Outline the Japanese who embraced the Kojiki (Records of Ancient Matters) as a Japanese classic
The Kojiki (Records of Ancient Matters) and the Nihon Shoki (Chronicles of Japan), major works of ancient Japanese literature, are written in Chinese characters. The two classics differ significantly: The former was written with some attempts to delineate Japanese words in Sino-Japanese kanji characters in a time before hiragana (a set of Japanese phonetic characters) or katakana (a different set of Japanese phonetic characters), while the latter was written in kanbun (Classical Chinese), a lingua franca of the time. Norinaga Motoori, a scholar of Japanese literature, greatly valued the Kojiki based on his belief that our ancestors’ experiences and minds could only be depicted by the language of ourselves – Japanese, and he wrote the Kojikiden (Commentaries on the Kojiki), which greatly affected subsequent study of Japanese literature. What’s the nature of the Japanese, whose identity has been forged by embracing the Kojiki as a Japanese classic since then? To carry out research on Japanese classics is an attempt to answer such a question.

Cherish objectivity and a scientific perspective: My lectures provide an introduction to the world of research.

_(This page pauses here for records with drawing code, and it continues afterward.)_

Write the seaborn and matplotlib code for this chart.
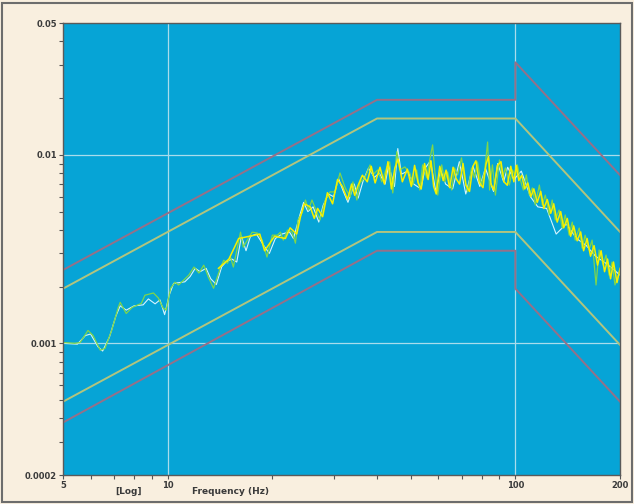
import matplotlib
matplotlib.use("Agg")
import matplotlib.pyplot as plt
import matplotlib.ticker as mticker
from matplotlib.patches import Rectangle
import numpy as np
import pandas as pd
import seaborn as sns

# --- profil (tolerancje) ---
alarm_f = [5, 40, 100, 200]
alarm_hi = [0.00195, 0.0156, 0.0156, 0.0039]
alarm_lo = [0.00049, 0.0039, 0.0039, 0.00098]
abort_f = [5, 40, 100, 100, 200]
abort_hi = [0.00245, 0.0196, 0.0196, 0.031, 0.0078]
abort_lo = [0.00038, 0.0031, 0.0031, 0.00195, 0.00049]

# --- zmierzone widma ---
green_f = [5, 5.4, 5.6, 5.9, 6.1, 6.4, 6.6, 6.9, 7.2, 7.3, 7.6, 7.9, 8.4, 8.6, 9.1, 9.4,
           9.7, 9.9, 10.2, 10.5, 10.75, 11.1, 11.5, 11.9, 12.3, 12.7, 13.1, 13.55, 14.2,
           14.5, 14.85, 15.15, 15.45, 16.2, 16.5, 16.95, 17.5, 18.1, 18.7, 19.3, 20, 20.7,
           21.1, 21.5, 22.1, 22.8, 23.3, 23.7, 24.4, 24.9, 25.4, 26.0, 26.9, 27.4, 28.4,
           29.3, 30.3, 31.3, 32.4, 33.5, 34.1, 35.0, 35.7, 36.9, 38.2, 38.9, 40.2, 41.3,
           42.7, 43.5, 44.4, 45.6, 46.5, 48.1, 49.7, 50.7, 52.0, 53.1, 54.1, 55.6, 56.7,
           57.8, 58.6, 59.8, 61.4, 62.6, 63.8, 65.6, 66.8, 68.2, 70.0, 71.4, 72.9, 74.8,
           76.3, 77.8, 79.9, 81.5, 83.2, 84.3, 85.9, 87.6, 90.0, 91.8, 93.6, 96.1, 98.0,
           100, 101.3, 103.3, 105.4, 107.5, 109.7, 111.9, 114.1, 117.2, 119.5, 121.9,
           125.2, 127.6, 130.2, 133.6, 136.4, 139.1, 142.8, 145.7, 148.6, 152.6, 155.6,
           158.7, 162.9, 166.2, 170.6, 174.1, 178.8, 182.3, 186.0, 189.7, 193.4, 200]
green_v = [0.00101, 0.00100, 0.00101, 0.00117, 0.00110, 0.00092, 0.00094, 0.00117, 0.00154,
           0.00165, 0.00144, 0.00155, 0.00163, 0.00180, 0.00185, 0.00174, 0.00154, 0.00150,
           0.00196, 0.00211, 0.00204, 0.00216, 0.00230, 0.00254, 0.00236, 0.00260, 0.00224,
           0.00196, 0.00254, 0.00276, 0.00266, 0.00287, 0.00254, 0.00389, 0.00324, 0.00353,
           0.00389, 0.00385, 0.00353, 0.00287, 0.00375, 0.00375, 0.00389, 0.00353, 0.00399,
           0.00389, 0.00340, 0.00451, 0.00497, 0.00576, 0.00510, 0.00576, 0.00491, 0.00451,
           0.00576, 0.00636, 0.00636, 0.00802, 0.00668, 0.00598, 0.00719, 0.00576, 0.00710,
           0.00755, 0.00885, 0.00783, 0.00832, 0.00719, 0.00863, 0.00918, 0.00628, 0.0104,
           0.00832, 0.00863, 0.00802, 0.00692, 0.00832, 0.00651, 0.00885, 0.00755, 0.0094,
           0.0113, 0.00832, 0.00612, 0.00885, 0.00719, 0.00812, 0.00651, 0.00853, 0.00783,
           0.00964, 0.0074, 0.00636, 0.00853, 0.00755, 0.00918, 0.00692, 0.00812, 0.0117,
           0.00651, 0.00885, 0.00612, 0.0094, 0.00755, 0.00853, 0.00692, 0.00832, 0.00773,
           0.00885, 0.0074, 0.00651, 0.00783, 0.00612, 0.00668, 0.00542, 0.00692, 0.00542,
           0.00612, 0.00480, 0.00576, 0.00451, 0.00510, 0.00409, 0.00480, 0.00375, 0.00440,
           0.00353, 0.00409, 0.00320, 0.00375, 0.00313, 0.00353, 0.00204, 0.00313, 0.00260,
           0.00294, 0.00230, 0.00270, 0.00204, 0.00245]

white_f = [5, 5.5, 5.8, 6.0, 6.3, 6.5, 6.8, 7.1, 7.3, 7.6, 8.0, 8.5, 8.8, 9.2, 9.5, 9.8,
           10.1, 10.4, 10.8, 11.2, 11.6, 12.0, 12.4, 12.9, 13.3, 13.8, 14.3, 14.7, 15.3,
           15.8, 16.3, 16.8, 17.3, 18.0, 18.9, 19.6, 20.4, 21.3, 22.4, 23.0, 24.0, 24.6,
           25.3, 26.2, 27.2, 28.0, 29.0, 30.0, 31.0, 32.0, 33.0, 34.4, 35.3, 36.5, 37.8,
           39.3, 40.6, 42.2, 43.2, 44.9, 45.9, 47.0, 49.0, 51.0, 53.5, 55.0, 57.0, 59.0,
           61.0, 63.0, 66.0, 69.0, 72.0, 75.5, 79.0, 82.0, 86.5, 89.0, 92.5, 95.0, 99.0,
           104.0, 110.5, 116.0, 123.0, 131.0, 140.0, 150.0, 160.0, 170.0, 180.0, 190.0, 200.0]
white_v = [0.00100, 0.00099, 0.00110, 0.00112, 0.00096, 0.00091, 0.00108, 0.00140, 0.00158,
           0.00150, 0.00158, 0.00160, 0.00172, 0.00162, 0.00170, 0.00142, 0.00180, 0.00208,
           0.00210, 0.00212, 0.00226, 0.00250, 0.00240, 0.00250, 0.00220, 0.00205, 0.00255,
           0.00270, 0.00280, 0.00270, 0.00370, 0.00310, 0.00370, 0.00380, 0.00330, 0.00300,
           0.00360, 0.00380, 0.00390, 0.00360, 0.00480, 0.00560, 0.00500, 0.00530, 0.00440,
           0.00540, 0.00620, 0.00600, 0.00750, 0.00640, 0.00560, 0.00700, 0.00590, 0.00730,
           0.00850, 0.00760, 0.00800, 0.00700, 0.00880, 0.00680, 0.0108, 0.00790, 0.00820,
           0.00700, 0.00660, 0.00850, 0.00930, 0.00640, 0.00830, 0.00700, 0.00660, 0.00920,
           0.00620, 0.00870, 0.00680, 0.00850, 0.00640, 0.00900, 0.00720, 0.00860, 0.00740,
           0.00820, 0.00600, 0.00530, 0.00520, 0.00380, 0.00430, 0.00360, 0.00330, 0.00290,
           0.00270, 0.00250, 0.00230]

yellow_f = [14.0, 15.0, 16.0, 17.2, 18.4, 19.0, 20.3, 21.8, 22.5, 23.5,
            24.1, 24.7, 25.7, 26.4, 27.0, 27.9, 28.8, 29.8, 30.8, 31.8,
            32.9, 33.8, 34.5, 35.3, 36.3, 37.5, 38.5, 39.5, 40.8, 42.0,
            43.0, 44.0, 45.0, 46.0, 47.3, 48.9, 50.2, 51.3, 52.5, 53.6,
            54.8, 56.1, 57.2, 58.2, 59.2, 60.6, 62.0, 63.2, 64.7, 66.2,
            67.5, 69.1, 70.7, 72.1, 73.8, 75.5, 77.0, 78.8, 80.7, 82.3,
            83.7, 85.1, 86.7, 88.8, 90.9, 92.7, 94.8, 97.0, 99.0, 100.6,
            102.3, 104.3, 106.4, 108.6, 110.8, 113.0, 115.6, 118.3, 120.7, 123.5,
            126.4, 128.9, 131.9, 135.0, 137.7, 141.0, 144.2, 147.1, 150.6, 154.1,
            157.1, 160.8, 164.5, 168.4, 172.3, 176.4, 180.5, 184.1, 187.8, 191.5,
            196.0, 200]
yellow_v = [0.0025, 0.0028, 0.0036, 0.0037, 0.0038, 0.0031, 0.0037, 0.0036, 0.0041, 0.0038,
            0.0047, 0.0055, 0.0053, 0.0046, 0.0052, 0.0047, 0.0063, 0.0055, 0.0074, 0.0068,
            0.0058, 0.0070, 0.0061, 0.0069, 0.0078, 0.0072, 0.0087, 0.0071, 0.0086, 0.0070,
            0.0092, 0.0066, 0.0085, 0.0095, 0.0072, 0.0084, 0.0068, 0.0088, 0.0071, 0.0066,
            0.0090, 0.0074, 0.0093, 0.0068, 0.0062, 0.0087, 0.0073, 0.0083, 0.0067, 0.0086,
            0.0075, 0.0070, 0.0090, 0.0069, 0.0064, 0.0087, 0.0093, 0.0071, 0.0067, 0.0089,
            0.0098, 0.0070, 0.0065, 0.0088, 0.0092, 0.0072, 0.0069, 0.0087, 0.0072, 0.0088,
            0.0073, 0.0078, 0.0066, 0.0071, 0.0060, 0.0066, 0.0056, 0.0064, 0.0052, 0.0058,
            0.0049, 0.0055, 0.0044, 0.0050, 0.0041, 0.0046, 0.0037, 0.0042, 0.0035, 0.0039,
            0.0031, 0.0036, 0.0029, 0.0033, 0.0026, 0.0031, 0.0024, 0.0028, 0.0022, 0.0027,
            0.0021, 0.0025]

x_ticks = [5, 10, 100, 200]
x_labels = ["5", "10", "100", "200"]
y_ticks = [0.0002, 0.001, 0.01, 0.05]
y_labels = ["0.0002", "0.001", "0.01", "0.05"]

BG = "#f9efdf"
PLOT_BG = "#06a4d6"
TXT = "#3a3a3a"

fig = plt.figure(figsize=(6.34, 5.04), dpi=100, facecolor=BG)
fig.patches.append(Rectangle((0.003, 0.003), 0.994, 0.992, transform=fig.transFigure,
                             fill=False, edgecolor="#6d6d6d", linewidth=1.5))
ax = fig.add_axes([0.0994, 0.0575, 0.8786, 0.8965])
ax.set_facecolor(PLOT_BG)

# siatka
for xv in (10, 100):
    ax.axvline(xv, color="#a9dcec", lw=0.9, zorder=0.5)
for yv in (0.001, 0.01):
    ax.axhline(yv, color="#a9dcec", lw=0.9, zorder=0.5)

# linie tolerancji
prof = [(alarm_f, alarm_hi, "#b2c47e"),
        (alarm_f, alarm_lo, "#b2c47e"),
        (abort_f, abort_hi, "#967088"),
        (abort_f, abort_lo, "#967088")]
for f, v, c in prof:
    d = pd.DataFrame({"f": f, "v": v})
    sns.lineplot(data=d, x="f", y="v", ax=ax, color=c, lw=1.4, sort=False,
                 estimator=None, zorder=2)

# widma: biale pod spodem, potem zielone, na wierzchu zolte
traces = [(white_f, white_v, "#d6f4ff", 0.8),
          (green_f, green_v, "#7fd64a", 0.9),
          (yellow_f, yellow_v, "#f4f000", 1.1)]
for f, v, c, lw in traces:
    d = pd.DataFrame({"f": f, "v": v})
    sns.lineplot(data=d, x="f", y="v", ax=ax, color=c, lw=lw, sort=False,
                 estimator=None, zorder=3)

ax.set_xscale("log")
ax.set_yscale("log")
ax.set_xlim(5, 200)
ax.set_ylim(0.0002, 0.05)

ax.xaxis.set_major_locator(mticker.FixedLocator(x_ticks))
ax.xaxis.set_major_formatter(mticker.FixedFormatter(x_labels))
ax.xaxis.set_minor_locator(mticker.LogLocator(base=10, subs=np.arange(2, 10)))
ax.xaxis.set_minor_formatter(mticker.NullFormatter())
ax.yaxis.set_major_locator(mticker.FixedLocator(y_ticks))
ax.yaxis.set_major_formatter(mticker.FixedFormatter(y_labels))
ax.yaxis.set_minor_locator(mticker.LogLocator(base=10, subs=np.arange(2, 10)))
ax.yaxis.set_minor_formatter(mticker.NullFormatter())

ax.tick_params(which="both", direction="out", color="#555555", length=3, width=0.8)
ax.tick_params(which="major", labelsize=6, labelcolor=TXT, pad=1.5)
for lab in ax.get_xticklabels() + ax.get_yticklabels():
    lab.set_fontweight("bold")

for s in ax.spines.values():
    s.set_color("#5a5a5a")
    s.set_linewidth(1.0)
    s.set_zorder(5)

ax.set_xlabel("")
ax.set_ylabel("")
fig.text(128 / 634, 1 - 492 / 504, "[Log]", ha="center", va="center",
         fontsize=6.5, fontweight="bold", color=TXT)
fig.text(230 / 634, 1 - 492 / 504, "Frequency (Hz)", ha="center", va="center",
         fontsize=6.5, fontweight="bold", color=TXT)

fig.savefig("out.png", dpi=100, facecolor=BG)
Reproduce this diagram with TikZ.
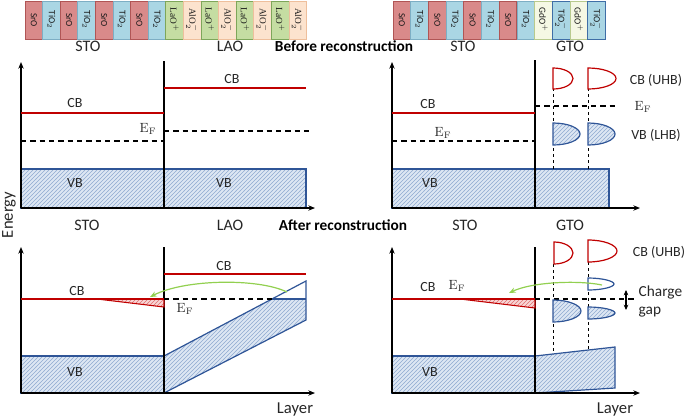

I specialized in ecology before I started researching the Kojiki. While expanding my perspective from creatures and nature, then to humans and nature and on to humans and cultures, I finally came to specialize in my current research: the Kojiki. I believe that in whatever discipline you might choose, research requires objectivity and a scientific perspective. Hokkaido University, whose students are highly motivated, is an ideal environment for researchers and educators. In my lectures, I’m pleased to introduce the latest issues in my research discipline, as well as to share opportunities for you to experience the profound world of research.
Message
Written words, which sometimes last far longer than those who write them, come together to create the world of writings. Humans live not only in the real world. Among all the creatures on earth, only humans lead a dual life between the real world and the other space—the world of writings.
Even if humans should perish tomorrow, the world of writings would continue to exist as long as written words survive. It embraces numerous questions and answers, love and adventures as well as beauty and awe. Humans live their lives while occasionally joining hands with such an independent world, sharply confronting it at times and being controlled by it without even realizing it in most cases.
Delving into the relationship between the world of writings and humans and exploring its meaning and value for humans—this is exactly the role played by literature studies. My specialty discipline—ancient Japanese literature research—deals with the period when the world of writings was created in Japan through Kojiki (Records of Ancient Matters), Nihon Shoki (Chronicles of Japan) and Manyoshu (Collection of Ten Thousand Leaves), etc. The world of writings which later grew dramatically and spread braches such as dynastic style literature, medieval yokyoku (noh song), or early modern and modern literary arts, eventually surrounded us. Why don’t we work together to examine how all of this began?